During our discussion on The Exchange, NHPR's Casey McDermott explained, "I've had to stop myself from kind of reflexively referring to it as 'Election Day' because people have been voting for a while now... The numbers so far show that quite a lot of New Hampshire residents have already returned their absentee ballots. So as of this Tuesday, the Secretary of State's office has been putting out new numbers each week leading up to the election, about 181,000 absentee ballots had already been returned statewide. So just to put that into context, that's more than two times the number of absentee ballots that were cast in the last presidential election in 2016. And that also amounts to just a little under a quarter of all of the votes that were cast in 2016 in the general election. So we don't know what the final totals are going to shake out to be. Those ballots still have to be processed and counted and evaluated for their legitimacy. But the signs so far point to, at the very least, record-breaking absentee ballot usage when all is said and done."

She also clarified that you can drop off your absentee ballot at the polls on Tuesday rather than handing it in to your town clerk. It does need to be turned in by 5 p.m. on Election Day, as that is the deadline for absentee ballots to be handed in. 

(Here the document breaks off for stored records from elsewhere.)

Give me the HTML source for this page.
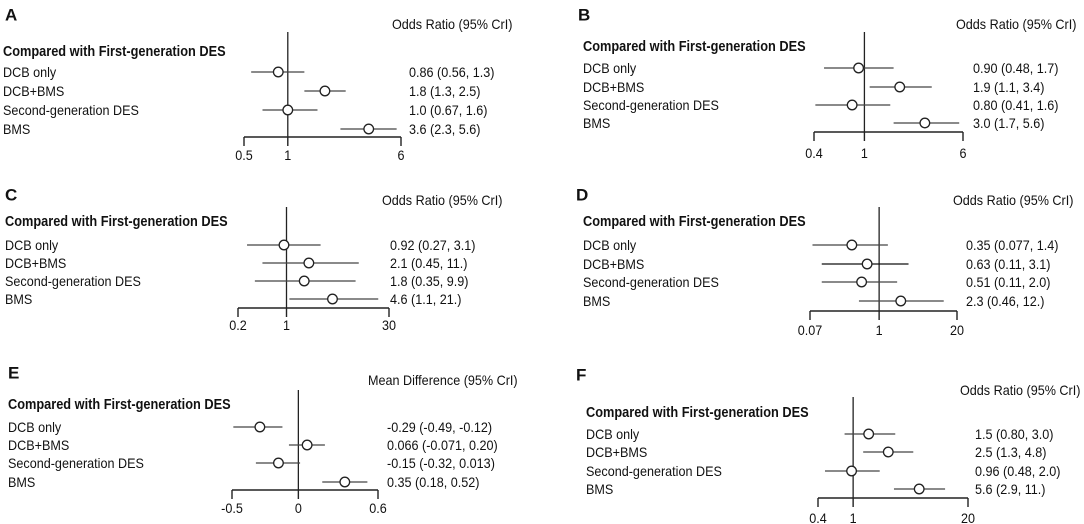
<!DOCTYPE html>
<html><head><meta charset="utf-8"><style>
html,body{margin:0;padding:0;background:#fff}
svg{display:block;font-family:"Liberation Sans",Arial,sans-serif}
</style></head><body>
<svg id="fig" width="1084" height="524" viewBox="0 0 1084 524"></svg>
<script>
const categories = ["DCB only","DCB+BMS","Second-generation DES","BMS"];
const estA=[0.86,1.8,1.0,3.6], loA=[0.56,1.3,0.67,2.3], hiA=[1.3,2.5,1.6,5.6];
const labA=["0.86 (0.56, 1.3)","1.8 (1.3, 2.5)","1.0 (0.67, 1.6)","3.6 (2.3, 5.6)"];
const estB=[0.90,1.9,0.80,3.0], loB=[0.48,1.1,0.41,1.7], hiB=[1.7,3.4,1.6,5.6];
const labB=["0.90 (0.48, 1.7)","1.9 (1.1, 3.4)","0.80 (0.41, 1.6)","3.0 (1.7, 5.6)"];
const estC=[0.92,2.1,1.8,4.6], loC=[0.27,0.45,0.35,1.1], hiC=[3.1,11,9.9,21];
const labC=["0.92 (0.27, 3.1)","2.1 (0.45, 11.)","1.8 (0.35, 9.9)","4.6 (1.1, 21.)"];
const estD=[0.35,0.63,0.51,2.3], loD=[0.077,0.11,0.11,0.46], hiD=[1.4,3.1,2.0,12];
const labD=["0.35 (0.077, 1.4)","0.63 (0.11, 3.1)","0.51 (0.11, 2.0)","2.3 (0.46, 12.)"];
const estE=[-0.29,0.066,-0.15,0.35], loE=[-0.49,-0.071,-0.32,0.18], hiE=[-0.12,0.20,0.013,0.52];
const labE=["-0.29 (-0.49, -0.12)","0.066 (-0.071, 0.20)","-0.15 (-0.32, 0.013)","0.35 (0.18, 0.52)"];
const estF=[1.5,2.5,0.96,5.6], loF=[0.80,1.3,0.48,2.9], hiF=[3.0,4.8,2.0,11];
const labF=["1.5 (0.80, 3.0)","2.5 (1.3, 4.8)","0.96 (0.48, 2.0)","5.6 (2.9, 11.)"];
const ticksA=[0.5,1,6], ticksB=[0.4,1,6], ticksC=[0.2,1,30], ticksD=[0.07,1,20], ticksE=[-0.5,0,0.6], ticksF=[0.4,1,20];
const tickLabA=["0.5","1","6"], tickLabB=["0.4","1","6"], tickLabC=["0.2","1","30"], tickLabD=["0.07","1","20"], tickLabE=["-0.5","0","0.6"], tickLabF=["0.4","1","20"];

const svg=document.getElementById('fig');
const NS="http://www.w3.org/2000/svg";
function mk(tag,attrs,parent){const e=document.createElementNS(NS,tag);for(const k in attrs)e.setAttribute(k,attrs[k]);(parent||svg).appendChild(e);return e;}
function txt(s,x,y,size,parent,opt){opt=opt||{};const t=mk('text',{x:x,y:y,'font-size':size,'dominant-baseline':'central',fill:'#111','text-anchor':opt.anchor||'start','font-weight':opt.bold?'bold':'normal'},parent);t.textContent=s;
  if(opt.squeeze){const w=t.getComputedTextLength();if(w>0){t.setAttribute('textLength',(w*opt.squeeze).toFixed(1));t.setAttribute('lengthAdjust','spacingAndGlyphs');}}return t;}

const panels=[
 {id:'a',letter:'A',lx:5,ly:15,hx:392,hy:24,head:'Odds Ratio (95% CrI)',refTop:32,cx:3,cy:52,rows:[72,91,110,129],ay:137,x0:244,x1:401,ly2:155,vx:409,log:true,ref:1,est:estA,lo:loA,hi:hiA,lab:labA,ticks:ticksA,tl:tickLabA},
 {id:'b',letter:'B',lx:578,ly:15,hx:956,hy:24,head:'Odds Ratio (95% CrI)',refTop:32,cx:583,cy:47,rows:[68,87,105,123],ay:132,x0:814,x1:963,ly2:153,vx:973,log:true,ref:1,est:estB,lo:loB,hi:hiB,lab:labB,ticks:ticksB,tl:tickLabB},
 {id:'c',letter:'C',lx:5,ly:195,hx:382,hy:200,head:'Odds Ratio (95% CrI)',refTop:207,cx:5,cy:222,rows:[245,263,281,299],ay:308,x0:238,x1:389,ly2:325,vx:390,log:true,ref:1,est:estC,lo:loC,hi:hiC,lab:labC,ticks:ticksC,tl:tickLabC},
 {id:'d',letter:'D',lx:576,ly:195,hx:953,hy:200,head:'Odds Ratio (95% CrI)',refTop:207,cx:583,cy:222,rows:[245,264,282,301],ay:311,x0:810,x1:957,ly2:330,vx:966,log:true,ref:1,est:estD,lo:loD,hi:hiD,lab:labD,ticks:ticksD,tl:tickLabD},
 {id:'e',letter:'E',lx:8,ly:373,hx:368,hy:380,head:'Mean Difference (95% CrI)',refTop:390,cx:8,cy:405,rows:[427,445,463,482],ay:490,x0:232,x1:378,ly2:508,vx:387,log:false,ref:0,est:estE,lo:loE,hi:hiE,lab:labE,ticks:ticksE,tl:tickLabE},
 {id:'f',letter:'F',lx:576,ly:375,hx:960,hy:390,head:'Odds Ratio (95% CrI)',refTop:397,cx:586,cy:413,rows:[434,452,471,489],ay:498,x0:818,x1:968,ly2:518,vx:975,log:true,ref:1,est:estF,lo:loF,hi:hiF,lab:labF,ticks:ticksF,tl:tickLabF}
];

panels.forEach(p=>{
  const g=mk('g',{});
  
  
  const tmin=p.ticks[0], tmax=p.ticks[p.ticks.length-1];
  const f=p.log?Math.log:(v=>v);
  const sx=v=>p.x0+(f(v)-f(tmin))/(f(tmax)-f(tmin))*(p.x1-p.x0);
  const L=txt(p.letter,p.lx,p.ly,17,g,{bold:true});
  
  
  const H=txt(p.head,p.hx,p.hy,14,g,{squeeze:0.9});
  
  
  const C=txt('Compared with First-generation DES',p.cx,p.cy,14.5,g,{bold:true,squeeze:0.88});
  
  
  const rl=mk('line',{x1:sx(p.ref),x2:sx(p.ref),y1:p.refTop,y2:p.ay,stroke:'#222','stroke-width':1.3},g);
  
  
  const ax=mk('line',{x1:sx(tmin),x2:sx(tmax),y1:p.ay,y2:p.ay,stroke:'#222','stroke-width':1.4},g);
  
  
  p.ticks.forEach((t,i)=>{
    const tk=mk('line',{x1:sx(t),x2:sx(t),y1:p.ay,y2:p.ay+9,stroke:'#222','stroke-width':1.4},g);
    
    
    const tt=txt(p.tl[i],sx(t),p.ly2,14,g,{anchor:'middle',squeeze:0.9});
    
    
  });
  categories.forEach((c,i)=>{
    const y=p.rows[i];
    const rlab=txt(c,p.cx,y,14,g,{squeeze:0.9});
    
    
    const ci=mk('line',{x1:sx(p.lo[i]),x2:sx(p.hi[i]),y1:y,y2:y,stroke:(p.id==='d'&&i===1)?'#111':'#444','stroke-width':1.3},g);
    
    
    const pt=mk('circle',{cx:sx(p.est[i]),cy:y,r:4.8,fill:'#fff',stroke:'#222','stroke-width':1.3},g);
    
    
    const v=txt(p.lab[i],p.vx,y,14,g,{squeeze:0.9});
    
    
  });
});
</script>
</body></html>
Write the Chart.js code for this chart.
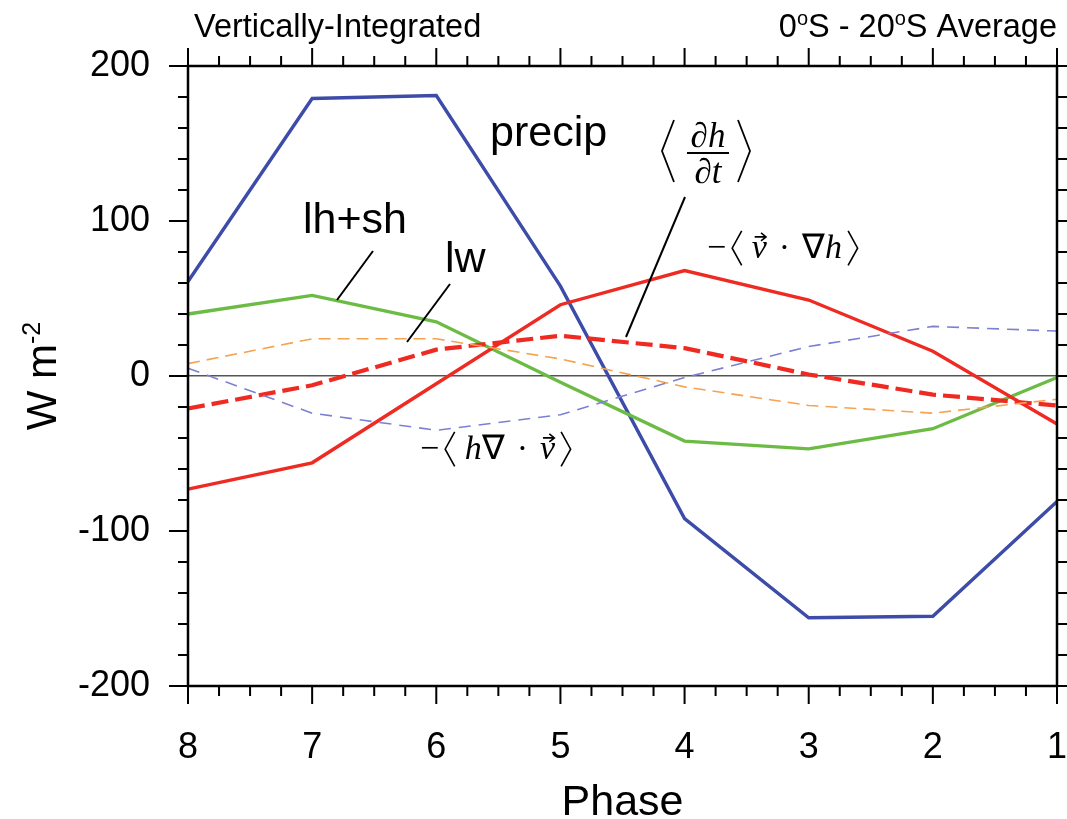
<!DOCTYPE html>
<html>
<head>
<meta charset="utf-8">
<script src="https://cdn.jsdelivr.net/npm/chart.js@4.4.0/dist/chart.umd.min.js"></script>
<style>
  html, body { margin: 0; padding: 0; background: #fff; }
  #wrap { width: 1067px; height: 819px; }
</style>
</head>
<body>
<div id="wrap"><canvas id="chart" width="1067" height="819"></canvas></div>
<script>
// MJO phase composites, 0S-20S, vertically integrated (W m-2)
const phases = ["8", "7", "6", "5", "4", "3", "2", "1"];
const precip = [61, 179, 181, 58, -92, -156, -155, -81];
const lhsh = [40, 52, 35, -4, -42, -47, -34, -1];
const lw = [8, 24, 24, 11, -7, -19, -24, -15];
const vGradH = [-73, -56, -5, 46, 68, 49, 16, -31];   // -<v . grad h>
const dhdt = [-21, -6, 17, 26, 18, 1, -12, -19];      // <dh/dt>
const hDivV = [5, -24, -35, -25, -1, 19, 32, 29];     // -<h div v>
const yMin = -200, yMax = 200, yMajor = 100, yMinor = 20;

const SANS = '"Liberation Sans", Arial, sans-serif';
const SERIF = '"Liberation Serif", "Times New Roman", serif';

function line(ctx, x1, y1, x2, y2) {
    ctx.beginPath(); ctx.moveTo(x1, y1); ctx.lineTo(x2, y2); ctx.stroke();
}

function bracket(ctx, x, top, bot, w, open) {
    const mid = (top + bot) / 2;
    ctx.beginPath();
    if (open) { ctx.moveTo(x + w, top); ctx.lineTo(x, mid); ctx.lineTo(x + w, bot); }
    else { ctx.moveTo(x, top); ctx.lineTo(x + w, mid); ctx.lineTo(x, bot); }
    ctx.stroke();
}

function vecArrow(ctx, x, y, w) {
    // little arrow over the v
    ctx.beginPath();
    ctx.moveTo(x, y); ctx.lineTo(x + w, y);
    ctx.moveTo(x + w - 5, y - 4); ctx.lineTo(x + w, y); ctx.lineTo(x + w - 5, y + 4);
    ctx.stroke();
}

// draws a row of math pieces, left to right
function mathRow(ctx, x0, base, size, items) {
    let x = x0;
    ctx.textAlign = "left";
    ctx.textBaseline = "alphabetic";
    ctx.lineWidth = 1.6;
    items.forEach(it => {
        if (it.gap) { x += it.gap; return; }
        if (it.br) {
            bracket(ctx, x, base - size * 0.8, base + size * 0.22, size * 0.28, it.br === "<");
            x += size * 0.28;
            return;
        }
        ctx.font = (it.it ? "italic " : "") + size + "px " + SERIF;
        ctx.fillText(it.t, x, base);
        const w = ctx.measureText(it.t).width;
        if (it.vec) vecArrow(ctx, x + 3, base - size * 0.62, w * 0.75);
        x += w;
    });
}

// superscript-aware text run
function runWidth(ctx, parts) {
    let w = 0;
    parts.forEach(p => { ctx.font = p[1] + "px " + SANS; w += ctx.measureText(p[0]).width; });
    return w;
}
function drawRun(ctx, x, y, parts) {
    ctx.textAlign = "left";
    ctx.textBaseline = "alphabetic";
    parts.forEach(p => {
        ctx.font = p[1] + "px " + SANS;
        ctx.fillText(p[0], x, y - (p[2] || 0));
        x += ctx.measureText(p[0]).width;
    });
}

const decor = {
    id: "decor",
    afterDatasetsDraw(chart) {
        const { ctx, chartArea: a, scales: { x, y } } = chart;
        ctx.save();
        ctx.strokeStyle = "#000";
        ctx.fillStyle = "#000";

        // frame
        ctx.lineWidth = 2.5;
        ctx.strokeRect(a.left, a.top, a.right - a.left, a.bottom - a.top);

        // tick marks, all pointing outward
        ctx.lineWidth = 2;
        ctx.beginPath();
        for (let v = yMin; v <= yMax; v += yMinor) {
            const py = y.getPixelForValue(v);
            const len = v % yMajor === 0 ? 19 : 10;
            ctx.moveTo(a.left, py); ctx.lineTo(a.left - len, py);
            ctx.moveTo(a.right, py); ctx.lineTo(a.right + len, py);
        }
        const nq = (phases.length - 1) * 4;
        for (let i = 0; i <= nq; i++) {
            const px = x.getPixelForValue(i / 4);
            const len = i % 4 === 0 ? 18 : 10;
            ctx.moveTo(px, a.bottom); ctx.lineTo(px, a.bottom + len);
            ctx.moveTo(px, a.top); ctx.lineTo(px, a.top - len);
        }
        ctx.stroke();

        // titles
        drawRun(ctx, a.left + 6, 37, [["Vertically-Integrated", 32.5]]);
        const rt = [["0", 32.5], ["o", 20, 12], ["S - 20", 32.5], ["o", 20, 12], ["S Average", 32.5]];
        drawRun(ctx, a.right - runWidth(ctx, rt), 37, rt);

        // axis titles
        ctx.font = "43px " + SANS;
        ctx.textAlign = "center";
        ctx.fillText("Phase", (a.left + a.right) / 2, 815);
        const yl = [["W m", 42], ["-2", 25, 16]];
        ctx.save();
        ctx.translate(56, (a.top + a.bottom) / 2);
        ctx.rotate(-Math.PI / 2);
        drawRun(ctx, -runWidth(ctx, yl) / 2, 0, yl);
        ctx.restore();

        // curve labels
        ctx.font = "43px " + SANS;
        ctx.textAlign = "left";
        ctx.fillText("precip", 490, 146);
        ctx.fillText("lh+sh", 303, 233);
        ctx.fillText("lw", 445, 272);

        // leader lines
        ctx.lineWidth = 2;
        line(ctx, 373, 251, 337, 300);
        line(ctx, 450, 284, 407, 342);
        line(ctx, 685, 197, 626, 337);

        // <dh/dt>
        ctx.font = "italic 35px " + SERIF;
        ctx.textAlign = "center";
        ctx.fillText("\u2202h", 708, 147);
        ctx.fillText("\u2202t", 708, 183);
        ctx.lineWidth = 1.8;
        line(ctx, 687, 153, 729, 153);
        bracket(ctx, 662, 120, 182, 12, true);
        bracket(ctx, 738, 120, 182, 12, false);

        // -<v . grad h>
        mathRow(ctx, 707, 258, 34, [
            { t: "\u2212" }, { gap: 6 }, { br: "<" }, { gap: 10 },
            { t: "v", it: true, vec: true }, { gap: 12 }, { t: "\u00b7" }, { gap: 12 },
            { t: "\u2207" }, { t: "h", it: true }, { gap: 6 }, { br: ">" }
        ]);
        // -<h div v>
        mathRow(ctx, 420, 459, 34, [
            { t: "\u2212" }, { gap: 6 }, { br: "<" }, { gap: 10 },
            { t: "h", it: true }, { t: "\u2207" }, { gap: 12 }, { t: "\u00b7" }, { gap: 12 },
            { t: "v", it: true, vec: true }, { gap: 6 }, { br: ">" }
        ]);
        ctx.restore();
    }
};

const ds = (data, color, width, dash) => ({
    data, borderColor: color, borderWidth: width, borderDash: dash || [],
    pointRadius: 0, fill: false, tension: 0, borderCapStyle: "butt", borderJoinStyle: "miter"
});

new Chart(document.getElementById("chart"), {
    type: "line",
    data: {
        labels: phases,
        datasets: [
            ds(hDivV, "#7d80d2", 1.6, [12, 8]),
            ds(lw, "#f5a34e", 1.6, [12, 7]),
            ds(dhdt, "#ee2a22", 4.2, [17, 7]),
            ds(vGradH, "#ee2a22", 3.4),
            ds(lhsh, "#6cbb45", 3.4),
            ds(precip, "#3c4ca8", 3.4)
        ]
    },
    options: {
        responsive: false,
        animation: false,
        layout: { padding: { top: 66, right: 10, left: 0, bottom: 0 } },
        plugins: { legend: { display: false }, tooltip: { enabled: false } },
        scales: {
            x: {
                offset: false,
                grid: { display: false, drawTicks: false },
                border: { display: false },
                ticks: { color: "#000", font: { family: SANS, size: 36 }, padding: 40, maxRotation: 0, autoSkip: false },
                afterFit: s => { s.height = 133; s.paddingLeft = 0; s.paddingRight = 0; }
            },
            y: {
                min: yMin, max: yMax,
                grid: {
                    drawTicks: false,
                    color: c => c.tick && c.tick.value === 0 ? "#555" : "rgba(0,0,0,0)",
                    lineWidth: 1.6
                },
                border: { display: false },
                ticks: { stepSize: yMajor, color: "#000", font: { family: SANS, size: 36 }, padding: 38 },
                afterFit: s => { s.width = 188; s.paddingTop = 0; s.paddingBottom = 0; }
            }
        }
    },
    plugins: [decor]
});
</script>
</body>
</html>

A listener asked if absentee ballots will only be counted if the election is close. McDermott explained, "That is never the case in New Hampshire... What's important to know is that in New Hampshire, absentee ballots and the ballots that people cast in person are counted one and the same. They both go into the same ballot box. They both go into the same ballot counting machine, if you live in a town that uses one of those, and they are counted in the same pile. So at the end of the night, you don't know which ballot was from an absentee voter or which ballot was from an in-person voter."